── Stored data
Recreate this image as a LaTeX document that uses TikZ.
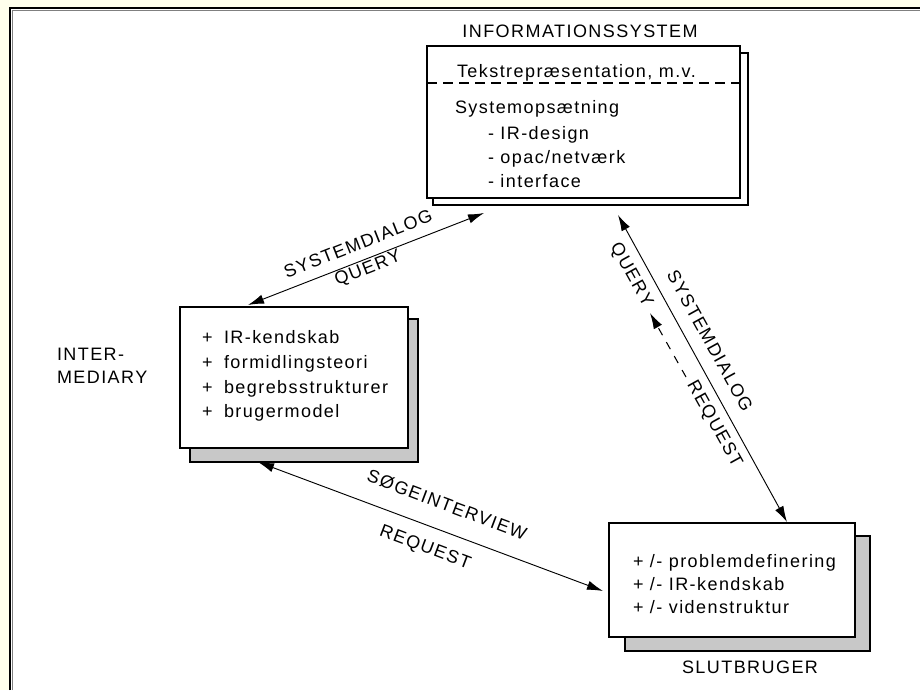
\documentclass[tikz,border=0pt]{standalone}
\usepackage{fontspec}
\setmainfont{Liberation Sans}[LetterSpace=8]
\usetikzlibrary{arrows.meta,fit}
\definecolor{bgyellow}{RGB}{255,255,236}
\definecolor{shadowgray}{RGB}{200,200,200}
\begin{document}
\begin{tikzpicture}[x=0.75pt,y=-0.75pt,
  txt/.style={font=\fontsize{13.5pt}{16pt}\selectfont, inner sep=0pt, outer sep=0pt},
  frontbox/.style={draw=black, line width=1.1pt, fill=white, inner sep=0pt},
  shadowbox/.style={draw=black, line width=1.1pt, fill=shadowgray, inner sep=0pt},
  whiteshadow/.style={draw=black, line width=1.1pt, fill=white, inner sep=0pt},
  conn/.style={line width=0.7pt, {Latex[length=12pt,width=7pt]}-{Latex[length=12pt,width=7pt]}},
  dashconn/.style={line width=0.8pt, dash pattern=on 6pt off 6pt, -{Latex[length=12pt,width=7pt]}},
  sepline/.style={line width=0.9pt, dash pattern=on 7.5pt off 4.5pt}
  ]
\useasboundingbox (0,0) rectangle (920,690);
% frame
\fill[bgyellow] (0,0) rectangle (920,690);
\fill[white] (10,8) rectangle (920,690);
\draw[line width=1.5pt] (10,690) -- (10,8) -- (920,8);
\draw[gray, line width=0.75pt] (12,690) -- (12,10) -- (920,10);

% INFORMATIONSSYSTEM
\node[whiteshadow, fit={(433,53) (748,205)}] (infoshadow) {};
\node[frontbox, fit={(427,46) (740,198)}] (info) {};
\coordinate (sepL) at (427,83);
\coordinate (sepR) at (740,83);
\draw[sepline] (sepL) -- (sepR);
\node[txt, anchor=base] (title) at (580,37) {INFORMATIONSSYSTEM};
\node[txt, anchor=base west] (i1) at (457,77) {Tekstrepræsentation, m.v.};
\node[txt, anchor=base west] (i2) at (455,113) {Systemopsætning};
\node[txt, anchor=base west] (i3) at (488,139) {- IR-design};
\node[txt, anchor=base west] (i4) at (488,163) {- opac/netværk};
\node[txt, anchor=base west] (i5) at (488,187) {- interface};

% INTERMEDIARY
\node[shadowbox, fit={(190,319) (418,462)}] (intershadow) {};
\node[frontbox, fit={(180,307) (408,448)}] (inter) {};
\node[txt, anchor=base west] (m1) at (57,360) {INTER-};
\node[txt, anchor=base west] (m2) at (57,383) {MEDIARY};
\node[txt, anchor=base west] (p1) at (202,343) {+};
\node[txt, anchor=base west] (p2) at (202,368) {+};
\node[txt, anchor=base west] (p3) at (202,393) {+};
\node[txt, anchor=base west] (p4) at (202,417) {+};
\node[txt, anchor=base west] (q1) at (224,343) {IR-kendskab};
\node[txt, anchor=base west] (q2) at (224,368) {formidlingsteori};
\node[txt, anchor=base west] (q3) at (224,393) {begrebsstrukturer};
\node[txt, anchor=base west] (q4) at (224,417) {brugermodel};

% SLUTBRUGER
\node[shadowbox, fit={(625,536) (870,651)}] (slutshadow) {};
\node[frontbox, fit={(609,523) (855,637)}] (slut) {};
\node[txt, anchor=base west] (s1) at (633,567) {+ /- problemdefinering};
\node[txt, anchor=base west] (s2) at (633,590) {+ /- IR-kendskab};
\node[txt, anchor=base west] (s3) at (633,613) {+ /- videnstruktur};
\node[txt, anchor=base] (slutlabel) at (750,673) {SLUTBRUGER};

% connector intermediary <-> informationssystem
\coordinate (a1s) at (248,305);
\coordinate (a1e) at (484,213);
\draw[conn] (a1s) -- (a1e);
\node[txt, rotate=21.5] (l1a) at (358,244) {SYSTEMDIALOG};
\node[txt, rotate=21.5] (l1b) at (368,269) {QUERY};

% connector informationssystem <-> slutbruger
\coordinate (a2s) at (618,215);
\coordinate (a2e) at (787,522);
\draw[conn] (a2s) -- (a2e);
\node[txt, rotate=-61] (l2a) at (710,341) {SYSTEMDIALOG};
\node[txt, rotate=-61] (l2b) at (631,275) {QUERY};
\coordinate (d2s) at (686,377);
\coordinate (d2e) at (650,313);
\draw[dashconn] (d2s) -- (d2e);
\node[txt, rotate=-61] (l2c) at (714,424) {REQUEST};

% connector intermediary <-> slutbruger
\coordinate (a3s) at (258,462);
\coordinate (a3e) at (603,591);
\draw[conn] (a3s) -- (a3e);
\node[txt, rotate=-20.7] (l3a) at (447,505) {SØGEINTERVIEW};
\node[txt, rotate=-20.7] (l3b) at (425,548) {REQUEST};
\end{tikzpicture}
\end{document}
────
Make an exact reproduction of the listing above, without any pictures.

Recreate this image as a LaTeX document that uses TikZ.
\documentclass[tikz,border=0pt]{standalone}
\usepackage{fontspec}
\setmainfont{Liberation Sans}[LetterSpace=8]
\usetikzlibrary{arrows.meta,fit}
\definecolor{bgyellow}{RGB}{255,255,236}
\definecolor{shadowgray}{RGB}{200,200,200}
\begin{document}
\begin{tikzpicture}[x=0.75pt,y=-0.75pt,
  txt/.style={font=\fontsize{13.5pt}{16pt}\selectfont, inner sep=0pt, outer sep=0pt},
  frontbox/.style={draw=black, line width=1.1pt, fill=white, inner sep=0pt},
  shadowbox/.style={draw=black, line width=1.1pt, fill=shadowgray, inner sep=0pt},
  whiteshadow/.style={draw=black, line width=1.1pt, fill=white, inner sep=0pt},
  conn/.style={line width=0.7pt, {Latex[length=12pt,width=7pt]}-{Latex[length=12pt,width=7pt]}},
  dashconn/.style={line width=0.8pt, dash pattern=on 6pt off 6pt, -{Latex[length=12pt,width=7pt]}},
  sepline/.style={line width=0.9pt, dash pattern=on 7.5pt off 4.5pt}
  ]
\useasboundingbox (0,0) rectangle (920,690);
% frame
\fill[bgyellow] (0,0) rectangle (920,690);
\fill[white] (10,8) rectangle (920,690);
\draw[line width=1.5pt] (10,690) -- (10,8) -- (920,8);
\draw[gray, line width=0.75pt] (12,690) -- (12,10) -- (920,10);

% INFORMATIONSSYSTEM
\node[whiteshadow, fit={(433,53) (748,205)}] (infoshadow) {};
\node[frontbox, fit={(427,46) (740,198)}] (info) {};
\coordinate (sepL) at (427,83);
\coordinate (sepR) at (740,83);
\draw[sepline] (sepL) -- (sepR);
\node[txt, anchor=base] (title) at (580,37) {INFORMATIONSSYSTEM};
\node[txt, anchor=base west] (i1) at (457,77) {Tekstrepræsentation, m.v.};
\node[txt, anchor=base west] (i2) at (455,113) {Systemopsætning};
\node[txt, anchor=base west] (i3) at (488,139) {- IR-design};
\node[txt, anchor=base west] (i4) at (488,163) {- opac/netværk};
\node[txt, anchor=base west] (i5) at (488,187) {- interface};

% INTERMEDIARY
\node[shadowbox, fit={(190,319) (418,462)}] (intershadow) {};
\node[frontbox, fit={(180,307) (408,448)}] (inter) {};
\node[txt, anchor=base west] (m1) at (57,360) {INTER-};
\node[txt, anchor=base west] (m2) at (57,383) {MEDIARY};
\node[txt, anchor=base west] (p1) at (202,343) {+};
\node[txt, anchor=base west] (p2) at (202,368) {+};
\node[txt, anchor=base west] (p3) at (202,393) {+};
\node[txt, anchor=base west] (p4) at (202,417) {+};
\node[txt, anchor=base west] (q1) at (224,343) {IR-kendskab};
\node[txt, anchor=base west] (q2) at (224,368) {formidlingsteori};
\node[txt, anchor=base west] (q3) at (224,393) {begrebsstrukturer};
\node[txt, anchor=base west] (q4) at (224,417) {brugermodel};

% SLUTBRUGER
\node[shadowbox, fit={(625,536) (870,651)}] (slutshadow) {};
\node[frontbox, fit={(609,523) (855,637)}] (slut) {};
\node[txt, anchor=base west] (s1) at (633,567) {+ /- problemdefinering};
\node[txt, anchor=base west] (s2) at (633,590) {+ /- IR-kendskab};
\node[txt, anchor=base west] (s3) at (633,613) {+ /- videnstruktur};
\node[txt, anchor=base] (slutlabel) at (750,673) {SLUTBRUGER};

% connector intermediary <-> informationssystem
\coordinate (a1s) at (248,305);
\coordinate (a1e) at (484,213);
\draw[conn] (a1s) -- (a1e);
\node[txt, rotate=21.5] (l1a) at (358,244) {SYSTEMDIALOG};
\node[txt, rotate=21.5] (l1b) at (368,269) {QUERY};

% connector informationssystem <-> slutbruger
\coordinate (a2s) at (618,215);
\coordinate (a2e) at (787,522);
\draw[conn] (a2s) -- (a2e);
\node[txt, rotate=-61] (l2a) at (710,341) {SYSTEMDIALOG};
\node[txt, rotate=-61] (l2b) at (631,275) {QUERY};
\coordinate (d2s) at (686,377);
\coordinate (d2e) at (650,313);
\draw[dashconn] (d2s) -- (d2e);
\node[txt, rotate=-61] (l2c) at (714,424) {REQUEST};

% connector intermediary <-> slutbruger
\coordinate (a3s) at (258,462);
\coordinate (a3e) at (603,591);
\draw[conn] (a3s) -- (a3e);
\node[txt, rotate=-20.7] (l3a) at (447,505) {SØGEINTERVIEW};
\node[txt, rotate=-20.7] (l3b) at (425,548) {REQUEST};
\end{tikzpicture}
\end{document}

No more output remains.